Dopo 2 anni di genocidio del popolo palestinese cos’altro deve succedere?
Dopo una settimana di scioperi, presidi, mobilitazioni e numerosi flashmob organizzati nelle piazze di tutta Italia e in oltre 200 poli ospedalieri per chiedere una risposta del governo al genocidio in corso e per la protezione degli attivisti della Global Sumud Flotila, anche Perugia ha risposto allo sciopero generale del 3 ottobre chiamato dai sindacati di base.
Le oltre 5.000 persone che hanno partecipato al corteo sono andate ben oltre la piazza destinata come punto d’arrivo: hanno invaso le strade della città arrivando fino alla stazione centrale, occupando i binari di fontivegge, azione che in città non succedeva da 15 anni.
Il flusso di mobilitazioni non si è fermato, arrivando ad organizzare oltre 5 autobus per partecipare alla chiamata nazionale del 4 ottobre a Roma indetta dai Giovani Palestinesi.
Una marea, più di 1 milione di persone, 3 km di corteo di cui non si vedeva la fine: Roma è stata bloccata, nonostante i tentativi delle forze dell’ordine di boicottare gli arrivi, fermando autobus e macchine all’uscita del casello autostradale e sottoponendoli a immotivate perquisizioni.
Quello che rende questo corteo una data storica, oltre alla partecipazione massiccia, è il fatto che ha coinvolto tutta la popolazione, non solo movimenti e associazioni che già da tempo si battevano per la causa Palestinese e denunciavano l’occupazione e l’apartheid israeliana a Gaza, ma anche singole soggettività.
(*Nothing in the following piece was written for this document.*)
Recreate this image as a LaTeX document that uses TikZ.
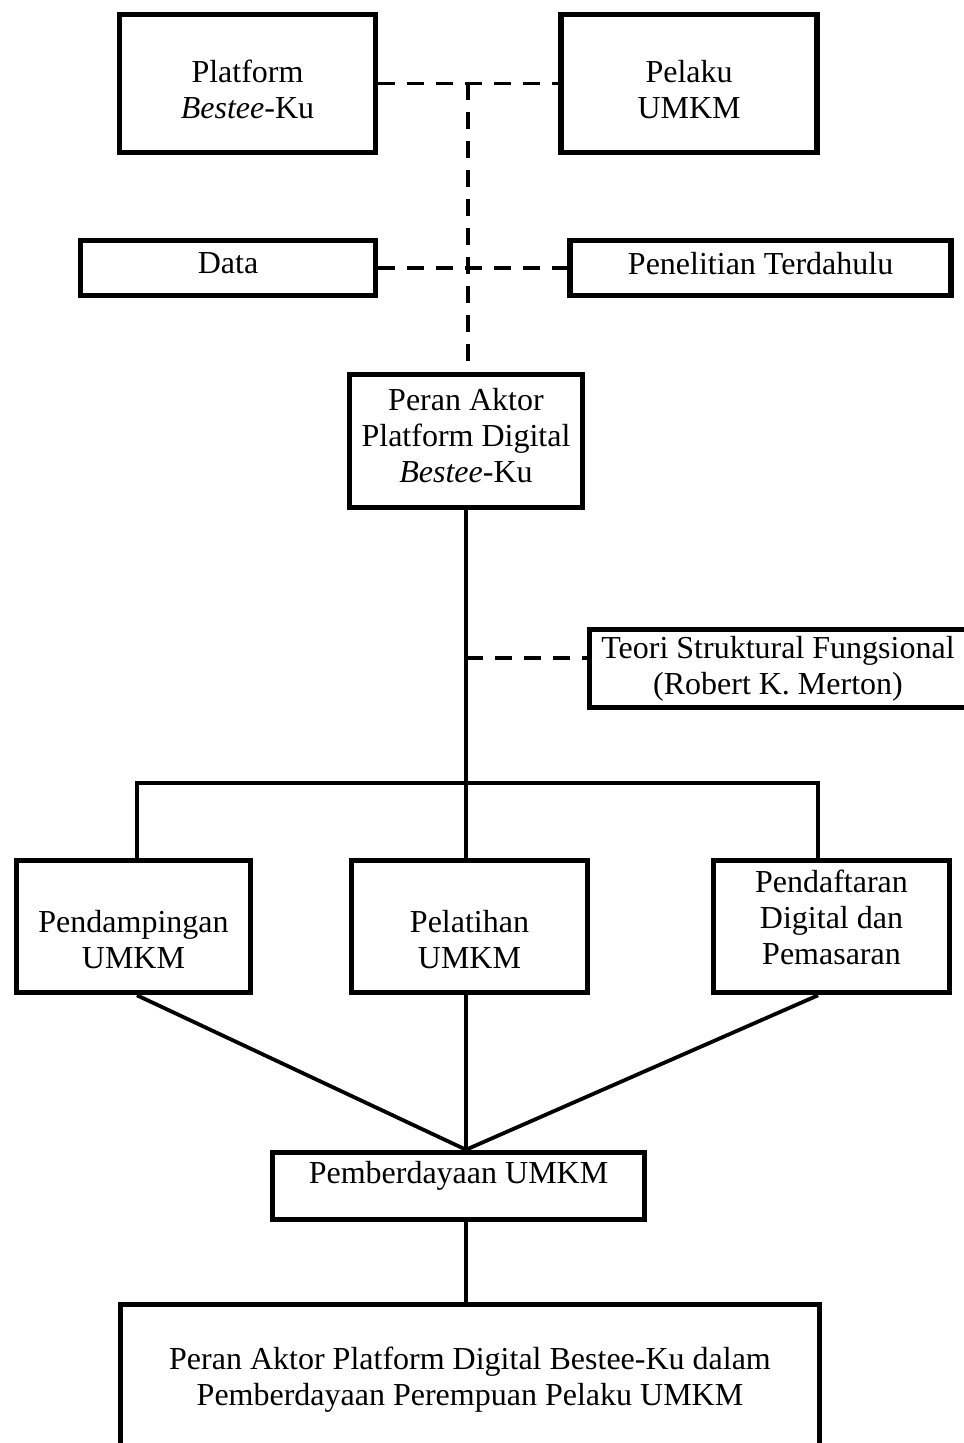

La manifestazione nazionale è stata il culmine di una settimana intera di mobilitazioni sui singoli territori, presidi permanenti e due scioperi generali per urlare che non vogliamo essere complici di questo genocidio. Ci siamo ripresə le piazze e le strade, insieme, come non si faceva da anni, si è ritrovata la dimensione popolare che chiede giustizia, che si ribella ai governi e alla repressione del diritto di manifestare il proprio dissenso.
La presa di coscienza di tutt3 ci dimostra come non ci sia più argine: quando la ribellione diventa condivisa e tocca persone anche lontane dalla politica, non si può più arrestare.
La partecipazione delle piazze ha dimostrato che va difeso a tutti i costi il concetto di umanità calpestato dai governi per interessi economici e politici, scegliendo di non essere complici.
Le mobilitazioni delle ultime settimane hanno incoraggiato il superamento delle divisioni di piazza e promosso l’autodeterminazione delle manifestazioni, portando ad occupazioni spontanee proprio perché necessarie.
Il grido “blocchiamo tutto” è arrivato forte e chiaro, e la risposta dal basso è stata altrettanto decisa: non vogliamo essere complici come il governo; fermiamo gli invii di qualsiasi strumento diretto ad Israele per alimentare la sua avanzata imperialista; utilizziamo il boicottaggio come strumento per rallentare la macchina di morte guidata da Israele.
La questione palestinese diventa il simbolo di una lotta intersezionale, e ci domandiamo: è forse la Palestina che sta liberando noi?
Oggi più che mai è necessario ribellarsi e resistere ad ogni forma di colonialismo e imperialismo.
Dopo 2 anni di genocidio del popolo palestinese cos’altro deve succedere?
La mancata condanna allo stato di Israele, da parte dei governi, ha scatenato una reazione della società civile che, anche a seguito dell’azione della Global Sumud Flotilla, ha risposto in maniera unitaria e spontanea pretendendo azioni concrete per bloccare il genocidio e mettere fine alla crisi umanitaria volutamente provocata dal governo sionista.
L’azione della Global Sumud Flotilla non è stata solo umanitaria ma anche politica. Partire mettendo a repentaglio la propria sicurezza per rompere il silenzio mediatico e istituzionale sul genocidio è un atto volto a costringere i governi di appartenenza a porsi delle domande: la democrazia va tutelata solo quando viene esportata forzatamente in altri paesi o va difesa ogni giorno in tutti quei governi che si definiscono democratici?
La missione della GSF ha dimostrato al mondo come lo stato sionista si arroghi la facoltà di calpestare ogni sorta di diritto, da quello del popolo palestinese di esistere a quello internazionale.
La Palestina rappresenta la lotta al sistema colonialista e imperialista, contro i governi occidentali che non rispettano il diritto all’autodeterminazione dei popoli oppressi.
Il passato è già tornato nel presente, lo farà anche nel futuro se non reagiamo.
Oggi più che mai è necessario costruire delle alternative concrete e durature.
Senza la liberazione della Palestina non potremo mai essere liber3.